Gratton delved deep into the backstory in this installment, fleshing out the Prowd family, and their history, both good and bad. Mab Prowd is the daughter of Josephine, who was the villain of the first book. Map is neither wholly good nor wholly evil, with a tendency to jump to conclusions and act without reflection. This impulsivity constantly gets her into trouble. Mab presides over the blood lands as Deacon, having inherited the title from her mentor, Arthur.



Will, on the other hand, is dealing with issues of his own. He comes from a military family, and is struggling with finding his own future, and is grieving the death of an older brother. He is a bit perplexed by his attraction to Mab, who is completely dissimilar to the girls that he knows - homeschooled, more than a little bit odd.

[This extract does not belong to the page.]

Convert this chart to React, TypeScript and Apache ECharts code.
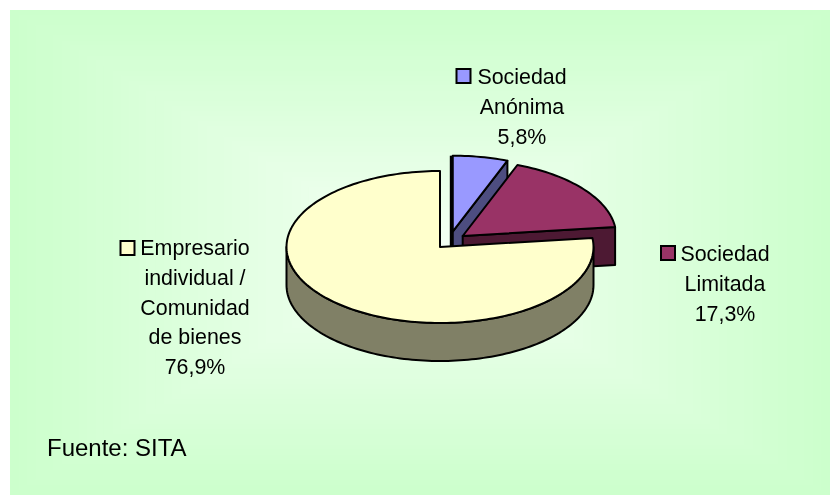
import React, { useEffect, useRef } from "react";
import * as echarts from "echarts";

const categories = ["Sociedad\nAnónima", "Sociedad\nLimitada", "Empresario\nindividual /\nComunidad\nde bienes"];
const values = [5.8, 17.3, 76.9];
const valueLabels = ["5,8%", "17,3%", "76,9%"];
const sourceNote = "Fuente: SITA";

const topColors = ["#9999ff", "#993366", "#ffffcc"];
const sideColors = ["#4d4d80", "#4d1933", "#808066"];
const pieCentres = [[452.7, 231.7], [462.7, 236], [440, 247]];
const labelCentres = [[522, 77], [725, 254], [195, 248]];
const keyBoxes = [[456.5, 69], [661, 246], [120.5, 241]];

const RX = 153.5, RY = 76, DEPTH = 38, LINE_H = 29.8, FONT = 21.4;
const FAMILY = '"Liberation Sans", Arial, sans-serif';

const W = 830, H = 495, PX = 10, PY = 10;

function backgroundRects() {
  const out: any[] = [];
  const steps = 48;
  const from = [204, 255, 204], to = [244, 255, 244];
  const cx = (PX + W) / 2, cy = (PY + H) / 2, hw = (W - PX) / 2, hh = (H - PY) / 2;
  for (let i = 0; i < steps; i++) {
    const k = 1 - i / steps;
    const t = i / (steps - 1);
    const c = from.map((a, j) => Math.round(a + (to[j] - a) * t));
    out.push({
      type: "rect", z: -10 + i * 0.01, silent: true,
      shape: { x: cx - hw * k, y: cy - hh * k, width: 2 * hw * k, height: 2 * hh * k },
      style: { fill: `rgb(${c.join(",")})` },
    });
  }
  return out;
}

function arcPoints(c: number[], a0: number, a1: number, dy: number) {
  const n = Math.max(2, Math.ceil(Math.abs(a1 - a0) / 1.5));
  const pts: number[][] = [];
  for (let i = 0; i <= n; i++) {
    const a = ((a0 + ((a1 - a0) * i) / n) * Math.PI) / 180;
    pts.push([c[0] + RX * Math.sin(a), c[1] - RY * Math.cos(a) + dy]);
  }
  return pts;
}

export default function App() {
  const ref = useRef<HTMLDivElement>(null);
  useEffect(() => {
    document.body.style.margin = "0";
    const chart = echarts.init(ref.current!, undefined, { renderer: "svg" });
    const total = values.reduce((a, b) => a + b, 0);
    const stroke = { stroke: "#000", lineWidth: 2, lineJoin: "round" as const };

    const renderItem = (params: any, api: any) => {
      const i = params.dataIndex;
      let before = 0;
      for (let k = 0; k < i; k++) before += values[k];
      const a0 = (before / total) * 360;
      const a1 = a0 + (api.value(0) / total) * 360;
      const c = pieCentres[i];
      const side = sideColors[i];
      const kids: any[] = [];

      // cut face along the slice's clockwise end (visible on the two back slices)
      if (i < 2) {
        const e = arcPoints(c, a1, a1, 0)[0];
        kids.push({
          type: "polygon",
          shape: { points: [c, e, [e[0], e[1] + DEPTH], [c[0], c[1] + DEPTH]] },
          style: { fill: side, ...stroke },
        });
      }
      // outer wall of the large slice (front half of the ellipse)
      if (i === 2) {
        const wallFrom = Math.max(a0, 90), wallTo = Math.min(a1, 270);
        const top = arcPoints(c, wallFrom, wallTo, 0);
        const bottom = arcPoints(c, wallTo, wallFrom, DEPTH);
        kids.push({ type: "polygon", shape: { points: [...top, ...bottom] }, style: { fill: side, ...stroke } });
      }
      // top face
      kids.push({
        type: "polygon",
        shape: { points: [c, ...arcPoints(c, a0, a1, 0)] },
        style: { fill: topColors[i], ...stroke },
      });
      if (i === 0) {
        const e = arcPoints(c, a0, a0, 0)[0];
        kids.push({
          type: "line",
          shape: { x1: e[0] - 1.2, y1: e[1], x2: c[0] - 1.2, y2: c[1] + 16 },
          style: { stroke: "#000", lineWidth: 3.4 },
        });
      }
      // legend key
      const kb = keyBoxes[i];
      kids.push({
        type: "rect",
        shape: { x: kb[0], y: kb[1], width: 14, height: 14 },
        style: { fill: topColors[i], stroke: "#000", lineWidth: 2 },
      });
      // label
      const lc = labelCentres[i];
      const lines = [...categories[i].split("\n"), valueLabels[i]];
      lines.forEach((t, li) => {
        kids.push({
          type: "text",
          style: {
            x: lc[0], y: lc[1] + li * LINE_H, text: t,
            fill: "#000", font: `${FONT}px ${FAMILY}`, textAlign: "center", textVerticalAlign: "middle",
          },
        });
      });
      return { type: "group", children: kids };
    };

    chart.setOption({
      animation: false,
      graphic: [
        ...backgroundRects(),
        {
          type: "text", z: 5, silent: true,
          style: { x: 47, y: 447, text: sourceNote, fill: "#000", font: `24px ${FAMILY}`, textAlign: "left", textVerticalAlign: "middle" },
        },
      ],
      series: [{
        type: "custom",
        coordinateSystem: "none",
        silent: true,
        data: values.map((v) => [v]),
        renderItem,
      }],
    });
    return () => chart.dispose();
  }, []);
  return <div ref={ref} style={{ position: "fixed", left: 0, top: 0, width: W, height: H }} />;
}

The story unfolds at a leisurely pace that drags a bit from time to time. There are really two different narratives, the first is Mab and Will's story, but, interspersed with the modern narrative are diary entries from the woman who represents Mab's grandmother, Lyn, which tells a long hidden story about Lyn, Arthur, and a man named Gabriel.


A warning - the magic in this series resides in the blood of the practitioners. So, both books are bloody. All of the spells involve the use of blood, and there is pricking, slicing and cutting to spare. We drown, to some extent, in the magical blood of the characters. If you have a blood phobia, you should stay far, far away.


I don't know if Gratton plans a third book in the Blood Journals, but if she does, I will definitely read it.


This book qualifies as Kansas for the Read Across America challenge.